NTT's Rationale-Enhanced Decoding Makes LVLMs Explainable Without Extra Training

NTT solves the AI black-box problem by forcing LVLMs to actually use their own reasoning.

Deep Dive

NTT has introduced Rationale-Enhanced Decoding, a novel inference framework designed to make multimodal foundation models—specifically Large Vision-Language Models (LVLMs)—truly explainable. The core problem it solves: current chain-of-thought (CoT) reasoning in LVLMs often produces final outputs that ignore the model's own intermediate rationales. NTT's experiments showed that even when a rationale was replaced with irrelevant text, many LVLMs still generated the same answer as if the correct rationale had been provided. This undermines trust in AI systems for high-stakes applications.

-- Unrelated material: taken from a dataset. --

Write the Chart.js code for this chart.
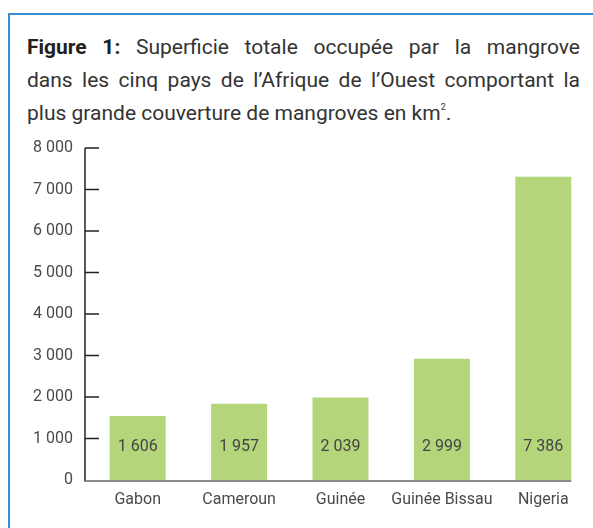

The proposed framework decouples image-based inference from rationale-based inference, processing each stream independently and then merging them through ensemble decoding. This structural change forces the model to base its final answer on both the visual input and its explanatory reasoning, without requiring any retraining or fine-tuning. NTT will present this work at CVPR 2026 in Denver. The technology promises more reliable business decision-making and trustworthy collaboration between multiple AI agents, addressing a critical barrier to enterprise adoption of multimodal AI.

Key Points
  • NTT identified that existing LVLMs often ignore their own chain-of-thought rationales, producing answers unchanged even when rationales are swapped with irrelevant text.
  • Rationale-Enhanced Decoding separately processes visual and rationale inputs, then fuses them via ensemble decoding to ensure grounded outputs.
  • The framework requires no additional model training and will be presented at CVPR 2026, marking a step toward transparent AI for business and multi-agent systems.

Why It Matters

This technique could unlock trust in multimodal AI for regulated industries by making inference auditable and rationale-grounded.